▶ _Short problem_
Write out the listing below exactly, and omit any images you find in it.

▶ _Collected data_
------------
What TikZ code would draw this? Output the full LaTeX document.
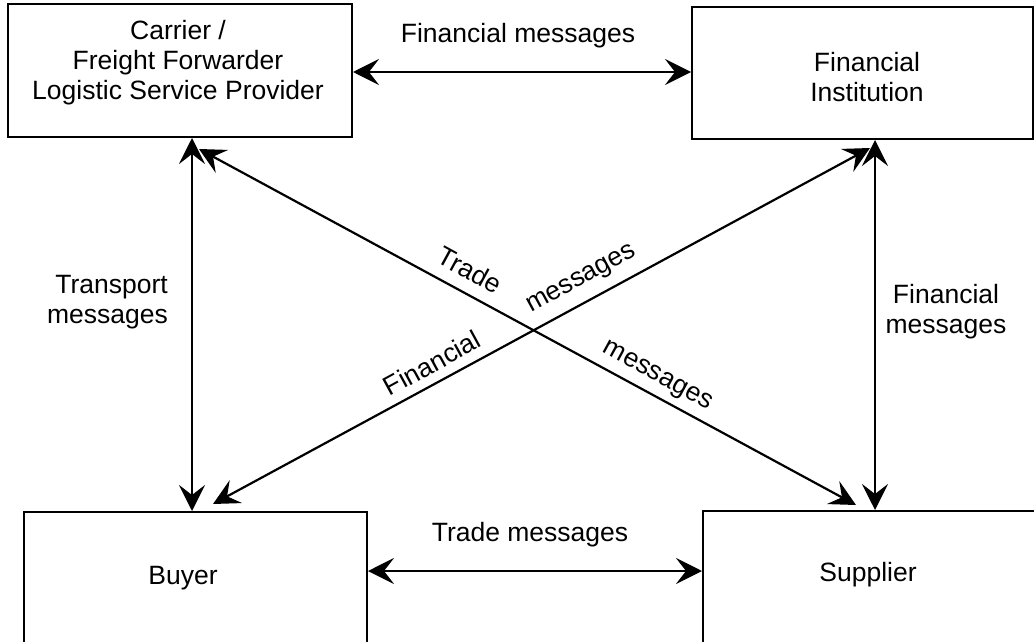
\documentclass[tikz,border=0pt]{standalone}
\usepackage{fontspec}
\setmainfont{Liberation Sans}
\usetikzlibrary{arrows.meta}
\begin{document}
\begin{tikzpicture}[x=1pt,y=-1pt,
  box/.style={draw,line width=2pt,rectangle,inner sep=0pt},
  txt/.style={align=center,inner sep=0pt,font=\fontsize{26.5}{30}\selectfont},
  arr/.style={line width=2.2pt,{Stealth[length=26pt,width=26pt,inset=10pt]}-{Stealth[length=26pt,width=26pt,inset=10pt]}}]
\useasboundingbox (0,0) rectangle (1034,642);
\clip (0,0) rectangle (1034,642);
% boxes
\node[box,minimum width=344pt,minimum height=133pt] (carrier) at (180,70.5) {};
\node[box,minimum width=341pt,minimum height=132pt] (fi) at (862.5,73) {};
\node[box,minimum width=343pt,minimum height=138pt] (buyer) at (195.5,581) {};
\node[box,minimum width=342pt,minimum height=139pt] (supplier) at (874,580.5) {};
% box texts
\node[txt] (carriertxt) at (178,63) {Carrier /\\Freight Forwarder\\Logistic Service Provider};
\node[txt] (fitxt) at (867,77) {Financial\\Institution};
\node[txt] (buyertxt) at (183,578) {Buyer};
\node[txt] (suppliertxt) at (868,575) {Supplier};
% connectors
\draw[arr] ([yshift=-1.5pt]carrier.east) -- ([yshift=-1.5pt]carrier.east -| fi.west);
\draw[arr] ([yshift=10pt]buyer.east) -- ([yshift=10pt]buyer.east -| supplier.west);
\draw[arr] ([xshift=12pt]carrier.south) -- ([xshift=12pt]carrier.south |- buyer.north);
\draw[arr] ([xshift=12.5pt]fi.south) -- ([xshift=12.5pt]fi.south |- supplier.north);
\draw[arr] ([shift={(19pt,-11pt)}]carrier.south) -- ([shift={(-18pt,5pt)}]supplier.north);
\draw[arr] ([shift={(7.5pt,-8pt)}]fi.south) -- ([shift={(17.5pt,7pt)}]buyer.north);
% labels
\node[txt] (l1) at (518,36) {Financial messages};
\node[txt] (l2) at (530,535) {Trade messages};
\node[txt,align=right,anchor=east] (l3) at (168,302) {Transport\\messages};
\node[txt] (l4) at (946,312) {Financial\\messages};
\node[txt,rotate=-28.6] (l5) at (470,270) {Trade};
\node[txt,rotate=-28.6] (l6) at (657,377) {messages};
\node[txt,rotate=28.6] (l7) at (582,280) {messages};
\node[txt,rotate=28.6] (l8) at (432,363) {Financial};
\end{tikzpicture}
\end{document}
------------
▶ _The reply_
What TikZ code would draw this? Output the full LaTeX document.
\documentclass[tikz,border=0pt]{standalone}
\usepackage{fontspec}
\setmainfont{Liberation Sans}
\usetikzlibrary{arrows.meta}
\begin{document}
\begin{tikzpicture}[x=1pt,y=-1pt,
  box/.style={draw,line width=2pt,rectangle,inner sep=0pt},
  txt/.style={align=center,inner sep=0pt,font=\fontsize{26.5}{30}\selectfont},
  arr/.style={line width=2.2pt,{Stealth[length=26pt,width=26pt,inset=10pt]}-{Stealth[length=26pt,width=26pt,inset=10pt]}}]
\useasboundingbox (0,0) rectangle (1034,642);
\clip (0,0) rectangle (1034,642);
% boxes
\node[box,minimum width=344pt,minimum height=133pt] (carrier) at (180,70.5) {};
\node[box,minimum width=341pt,minimum height=132pt] (fi) at (862.5,73) {};
\node[box,minimum width=343pt,minimum height=138pt] (buyer) at (195.5,581) {};
\node[box,minimum width=342pt,minimum height=139pt] (supplier) at (874,580.5) {};
% box texts
\node[txt] (carriertxt) at (178,63) {Carrier /\\Freight Forwarder\\Logistic Service Provider};
\node[txt] (fitxt) at (867,77) {Financial\\Institution};
\node[txt] (buyertxt) at (183,578) {Buyer};
\node[txt] (suppliertxt) at (868,575) {Supplier};
% connectors
\draw[arr] ([yshift=-1.5pt]carrier.east) -- ([yshift=-1.5pt]carrier.east -| fi.west);
\draw[arr] ([yshift=10pt]buyer.east) -- ([yshift=10pt]buyer.east -| supplier.west);
\draw[arr] ([xshift=12pt]carrier.south) -- ([xshift=12pt]carrier.south |- buyer.north);
\draw[arr] ([xshift=12.5pt]fi.south) -- ([xshift=12.5pt]fi.south |- supplier.north);
\draw[arr] ([shift={(19pt,-11pt)}]carrier.south) -- ([shift={(-18pt,5pt)}]supplier.north);
\draw[arr] ([shift={(7.5pt,-8pt)}]fi.south) -- ([shift={(17.5pt,7pt)}]buyer.north);
% labels
\node[txt] (l1) at (518,36) {Financial messages};
\node[txt] (l2) at (530,535) {Trade messages};
\node[txt,align=right,anchor=east] (l3) at (168,302) {Transport\\messages};
\node[txt] (l4) at (946,312) {Financial\\messages};
\node[txt,rotate=-28.6] (l5) at (470,270) {Trade};
\node[txt,rotate=-28.6] (l6) at (657,377) {messages};
\node[txt,rotate=28.6] (l7) at (582,280) {messages};
\node[txt,rotate=28.6] (l8) at (432,363) {Financial};
\end{tikzpicture}
\end{document}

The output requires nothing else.